Ce qui caractérise à première vue le « théosophisme », c’est l’emploi d’une terminologie sanskrite assez compliquée, dont les mots sont souvent pris dans un sens très différent de celui qu’ils ont en réalité, ce qui n’a rien d’étonnant, dès lors qu’ils ne servent qu’à recouvrir des conceptions essentiellement occidentales, et aussi éloignées que possible des idées hindoues. Ainsi, pour donner un exemple, le mot karma, qui signifie « action » comme nous l’avons déjà dit, est employé constamment dans le sens de « causalité », ce qui est plus qu’une inexactitude; ce qui est plus grave, c’est que cette causalité est conçue d’une façon toute spéciale, et que, par une fausse interprétation on arrive à la travestir en sanction morale.
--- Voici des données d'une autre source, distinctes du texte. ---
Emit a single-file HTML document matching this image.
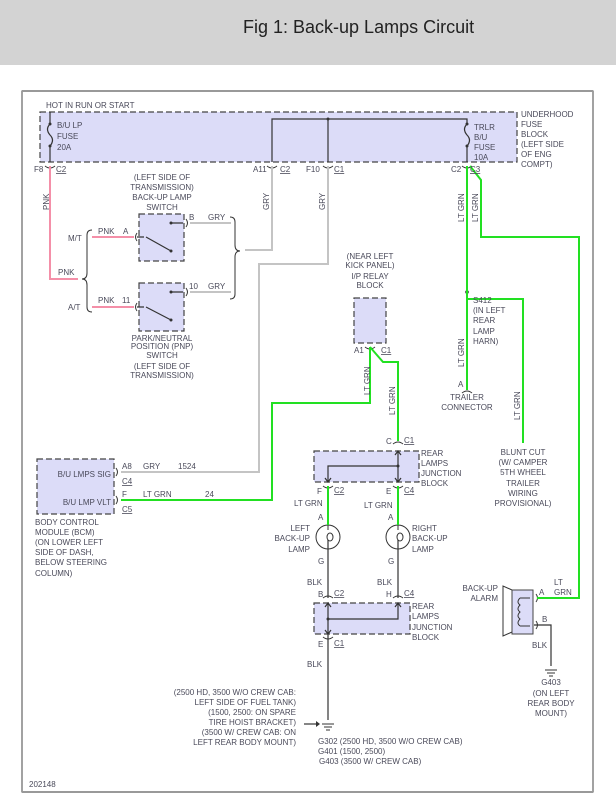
<!DOCTYPE html>
<html><head><meta charset="utf-8"><style>
html,body{margin:0;padding:0;background:#fff;}
body{width:616px;height:804px;overflow:hidden;position:relative;font-family:"Liberation Sans",sans-serif;}
#hdr{position:absolute;left:0;top:0;width:616px;height:65px;background:#d3d3d3;}
#hdr span{position:absolute;left:243px;top:17px;font-size:18px;color:#222;}
svg{position:absolute;left:0;top:0;}
text{font-family:"Liberation Sans",sans-serif;font-size:8px;fill:#4a4a5a;}
.u{text-decoration:underline;}
</style></head><body>
<div id="hdr"><span>Fig 1: Back-up Lamps Circuit</span></div>
<svg width="616" height="804" viewBox="0 0 616 804">
<rect x="22" y="91" width="571" height="701" fill="none" stroke="#444" stroke-width="1"/>
<line x1="22" y1="91" x2="593" y2="91" stroke="#999" stroke-width="2"/>
<line x1="22" y1="792" x2="593" y2="792" stroke="#999" stroke-width="2"/>
<g fill="#dcdcf8" stroke="#444" stroke-dasharray="6,3" stroke-width="1.2">
<rect x="40" y="112" width="477" height="50"/>
<rect x="139" y="214" width="45" height="47"/>
<rect x="139" y="283" width="45" height="48"/>
<rect x="354" y="298" width="32" height="45"/>
<rect x="37" y="459" width="77" height="55"/>
<rect x="314" y="451" width="105" height="31"/>
<rect x="314" y="603" width="96" height="31"/>
</g>
<g stroke="#333" stroke-width="1.2" fill="none">
<path d="M50 112 V124 M50 146 V162 M50 124 q-5 5 0 11 q5 5 0 11"/>
<path d="M272 162 V119 H467 V124 M467 146 V162 M467 124 q-5 5 0 11 q5 5 0 11"/>
<path d="M328 119 V162"/>
<path d="M146 237 L171 251 M144 237 H137 M171 223 H183"/>
<path d="M146 307 L171 320 M144 307 H137 M171 292 H183"/>
<path d="M328 482 V466 H398 M398 451 V482"/>
<path d="M328 603 V648 M328 619 H398 V603"/>
<path d="M328 648 V720"/>
<path d="M398 540 V598 M328 540 V598"/>
<path d="M534 625 H551 V666"/>
<path d="M304 724 H316"/>
<path d="M325 478 L328 482 L331 478 M395 478 L398 482 L401 478 M395 455 L398 451 L401 455 M325 607 L328 603 L331 607 M395 607 L398 603 L401 607 M325 630 L328 634 L331 630"/>
</g>
<g fill="#333">
<circle cx="50" cy="124" r="1.5"/><circle cx="50" cy="146" r="1.5"/>
<circle cx="467" cy="124" r="1.5"/><circle cx="467" cy="146" r="1.5"/>
<circle cx="328" cy="119" r="1.5"/>
<circle cx="171" cy="251" r="1.5"/><circle cx="171" cy="223" r="1.5"/>
<circle cx="171" cy="320" r="1.5"/><circle cx="171" cy="292" r="1.5"/>
<circle cx="398" cy="466" r="1.5"/><circle cx="328" cy="619" r="1.5"/>
<circle cx="467" cy="292" r="1.8"/>
<path d="M316 721 L320 724 L316 727Z"/>
</g>
<g stroke="#333" stroke-width="1" fill="none">
<path d="M45 166 q5 4 10 0 M267 166 q5 4 10 0 M323 166 q5 4 10 0 M462 166 q5 4 10 0"/>
<path d="M137 233 q-3 4 0 8 M137 303 q-3 4 0 8 M186 219 q3 4 0 8 M186 288 q3 4 0 8"/>
<path d="M365 347 q5 4 10 0"/>
<path d="M116 468 q3 4 0 8 M116 496 q3 4 0 8"/>
<path d="M393 444 q5-4 10 0 M323 486 q5 4 10 0 M393 486 q5 4 10 0"/>
<path d="M323 598 q5-4 10 0 M393 598 q5-4 10 0 M323 637 q5 4 10 0"/>
<path d="M462 393 q5-4 10 0"/>
<path d="M536 594 q3 4 0 8 M536 621 q3 4 0 8"/>
<path d="M92 230 q-5 0 -5 5 v38 q0 6 -5 6 q5 0 5 6 v22 q0 5 5 5"/>
<path d="M230 217 q5 0 5 5 v23 q0 6 5 6 q-5 0 -5 6 v37 q0 5 -5 5"/>
<circle cx="328" cy="537" r="12"/><circle cx="398" cy="537" r="12"/>
<path d="M328 525 V530 M328 544 V549 M398 525 V530 M398 544 V549"/>
<ellipse cx="330" cy="537" rx="3" ry="4"/><ellipse cx="400" cy="537" rx="3" ry="4"/>
<path d="M322 724 H334 M324 727 H332 M326 730 H330"/>
<path d="M545 670 H557 M547 673 H555 M549 676 H553"/>
<path d="M512 590 L503 586 V636 L512 632"/>
</g>
<rect x="512" y="590" width="21" height="44" fill="#dcdcf8" stroke="#444" stroke-width="1"/>
<path d="M520 598 H530 M520 626 H530 M520 598 q-4 4 0 7 q-4 4 0 7 q-4 4 0 7 q-4 4 0 7" stroke="#333" fill="none"/>
<g fill="none" stroke-width="2">
<path d="M50 166 V279 H78 M92 237 H134 M92 307 H134" stroke="#f48fa8"/>
<path d="M190 223 H231 M190 292 H231 M245 250 H272 V166 M328 166 V264 H259 V472 H121" stroke="#c4c4c4"/>
<path d="M121 500 H272 V403 H370 V347 M370 347 L383 362 H398 V441 M328 486 V525 M398 486 V525 M467 166 V390 M467 299 H523 V443 M470 166 L481 180 V237 H579 V598 H537" stroke="#22e022"/>
</g>
<text x="46" y="108">HOT IN RUN OR START</text>
<text x="57" y="128">B/U LP</text><text x="57" y="139">FUSE</text><text x="57" y="150">20A</text>
<text x="34" y="172">F8</text><text x="56" y="172" class="u">C2</text>
<text x="253" y="172">A11</text><text x="280" y="172" class="u">C2</text>
<text x="306" y="172">F10</text><text x="334" y="172" class="u">C1</text>
<text x="451" y="172">C2</text><text x="470" y="172" class="u">C3</text>
<text x="474" y="130">TRLR</text><text x="474" y="140">B/U</text><text x="474" y="150">FUSE</text><text x="474" y="160">10A</text>
<text x="521" y="117">UNDERHOOD</text><text x="521" y="127">FUSE</text><text x="521" y="137">BLOCK</text><text x="521" y="147">(LEFT SIDE</text><text x="521" y="157">OF ENG</text><text x="521" y="167">COMPT)</text>
<g text-anchor="middle">
<text x="162" y="180">(LEFT SIDE OF</text><text x="162" y="190">TRANSMISSION)</text><text x="162" y="200">BACK-UP LAMP</text><text x="162" y="210">SWITCH</text>
<text x="162" y="341">PARK/NEUTRAL</text><text x="162" y="349">POSITION (PNP)</text><text x="162" y="358">SWITCH</text><text x="162" y="369">(LEFT SIDE OF</text><text x="162" y="378">TRANSMISSION)</text>
<text x="370" y="259">(NEAR LEFT</text><text x="370" y="268">KICK PANEL)</text><text x="370" y="279">I/P RELAY</text><text x="370" y="288">BLOCK</text>
<text x="467" y="400">TRAILER</text><text x="467" y="410">CONNECTOR</text>
<text x="523" y="455">BLUNT CUT</text><text x="523" y="465">(W/ CAMPER</text><text x="523" y="475">5TH WHEEL</text><text x="523" y="486">TRAILER</text><text x="523" y="496">WIRING</text><text x="523" y="506">PROVISIONAL)</text>
<text x="551" y="685">G403</text><text x="551" y="696">(ON LEFT</text><text x="551" y="706">REAR BODY</text><text x="551" y="716">MOUNT)</text>
</g>
<text x="98" y="234">PNK</text><text x="123" y="234">A</text>
<text x="98" y="303">PNK</text><text x="122" y="303">11</text>
<text x="68" y="241">M/T</text><text x="68" y="310">A/T</text>
<text x="58" y="275">PNK</text>
<text x="189" y="220">B</text><text x="208" y="220">GRY</text>
<text x="189" y="289">10</text><text x="208" y="289">GRY</text>
<text transform="translate(49,210) rotate(-90)">PNK</text>
<text transform="translate(269,210) rotate(-90)">GRY</text>
<text transform="translate(325,210) rotate(-90)">GRY</text>
<text transform="translate(464,222) rotate(-90)">LT GRN</text>
<text transform="translate(478,222) rotate(-90)">LT GRN</text>
<text transform="translate(464,367) rotate(-90)">LT GRN</text>
<text transform="translate(370,395) rotate(-90)">LT GRN</text>
<text transform="translate(395,415) rotate(-90)">LT GRN</text>
<text transform="translate(520,420) rotate(-90)">LT GRN</text>
<text x="473" y="303">S412</text><text x="473" y="313">(IN LEFT</text><text x="473" y="323">REAR</text><text x="473" y="334">LAMP</text><text x="473" y="344">HARN)</text>
<text x="458" y="387">A</text>
<text x="354" y="353">A1</text><text x="381" y="353" class="u">C1</text>
<g text-anchor="end"><text x="111" y="477">B/U LMPS SIG</text><text x="111" y="505">B/U LMP VLT</text>
<text x="310" y="531">LEFT</text><text x="310" y="541">BACK-UP</text><text x="310" y="552">LAMP</text>
<text x="498" y="591">BACK-UP</text><text x="498" y="601">ALARM</text>
<text x="296" y="695">(2500 HD, 3500 W/O CREW CAB:</text><text x="296" y="705">LEFT SIDE OF FUEL TANK)</text><text x="296" y="715">(1500, 2500: ON SPARE</text><text x="296" y="725">TIRE HOIST BRACKET)</text><text x="296" y="735">(3500 W/ CREW CAB: ON</text><text x="296" y="745">LEFT REAR BODY MOUNT)</text>
</g>
<text x="122" y="469">A8</text><text x="122" y="484" class="u">C4</text><text x="143" y="469">GRY</text><text x="178" y="469">1524</text>
<text x="122" y="497">F</text><text x="122" y="512" class="u">C5</text><text x="143" y="497">LT GRN</text><text x="205" y="497">24</text>
<text x="35" y="525">BODY CONTROL</text><text x="35" y="535">MODULE (BCM)</text><text x="35" y="545">(ON LOWER LEFT</text><text x="35" y="555">SIDE OF DASH,</text><text x="35" y="565">BELOW STEERING</text><text x="35" y="576">COLUMN)</text>
<text x="386" y="444">C</text><text x="404" y="443" class="u">C1</text>
<text x="421" y="456">REAR</text><text x="421" y="466">LAMPS</text><text x="421" y="476">JUNCTION</text><text x="421" y="486">BLOCK</text>
<text x="317" y="494">F</text><text x="334" y="493" class="u">C2</text><text x="386" y="494">E</text><text x="404" y="493" class="u">C4</text>
<text x="294" y="506">LT GRN</text><text x="364" y="508">LT GRN</text>
<text x="318" y="520">A</text><text x="388" y="520">A</text>
<text x="412" y="531">RIGHT</text><text x="412" y="541">BACK-UP</text><text x="412" y="552">LAMP</text>
<text x="318" y="564">G</text><text x="388" y="564">G</text>
<text x="307" y="585">BLK</text><text x="377" y="585">BLK</text>
<text x="318" y="597">B</text><text x="334" y="596" class="u">C2</text><text x="386" y="597">H</text><text x="404" y="596" class="u">C4</text>
<text x="412" y="609">REAR</text><text x="412" y="619">LAMPS</text><text x="412" y="630">JUNCTION</text><text x="412" y="640">BLOCK</text>
<text x="318" y="647">E</text><text x="334" y="646" class="u">C1</text>
<text x="307" y="667">BLK</text>
<text x="318" y="744">G302  (2500 HD, 3500 W/O CREW CAB)</text><text x="318" y="754">G401  (1500, 2500)</text><text x="319" y="764">G403  (3500 W/ CREW CAB)</text>
<text x="29" y="787">202148</text>
<text x="554" y="585">LT</text><text x="554" y="595">GRN</text>
<text x="539" y="595">A</text><text x="542" y="622">B</text>
<text x="532" y="648">BLK</text>
</svg>
</body></html>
Nous nous sommes très suffisamment expliqué sur ce sujet pour qu’on se rende compte de toute la confusion de points de vue que suppose cette déformation, et encore, en la réduisant à l’essentiel, nous laissons de côté toutes les absurdités accessoires dont elle est entourée; quoi qu’il en soit, elle montre combien le « théosophisme » est pénétré de cette sentimentalité qui est spéciale aux Occidentaux, et d’ailleurs, pour voir jusqu’à il pousse le « moralisme » et le pseudo-mysticisme, il n’y a qu’à ouvrir l’un quelconque des ouvrages où ses conceptions sont exprimées; et même, quand on examine des ouvrages de plus en plus récents, on s’aperçoit que ces tendances vont en s’accentuant encore, peut-être parce que les chefs de l’organisation ont une mentalité toujours plus médiocre, mais peut-être aussi parce que cette orientation est vraiment celle qui répond le mieux au but qu’ils se proposent. La seule raison d’être de la terminologie sanskrite, dans le « théosophisme », c’est de donner à ce qui lui tient lieu de doctrine, car nous ne pouvons consentir à appeler cela une doctrine, une apparence propre à faire illusion aux Occidentaux et à séduire certains d’entre eux, qui aiment l’exotisme dans la forme, mais qui, pour le fond, sont très heureux de retrouver là des conceptions et des aspirations conformes aux leurs, et qui seraient fort incapables de comprendre quoi que ce soit à des doctrines authentiquement orientales; cet état d’esprit, fréquent chez ce qu’on appelle les « gens du monde », est assez comparable à celui des philosophes qui éprouvent le besoin d’employer des mots extraordinaires et prétentieux pour exprimer des idées qui, en somme, ne diffèrent pas très profondément de celles du vulgaire.

(fragment de l’Introduction à l’étude des doctrines hindoues, Vega).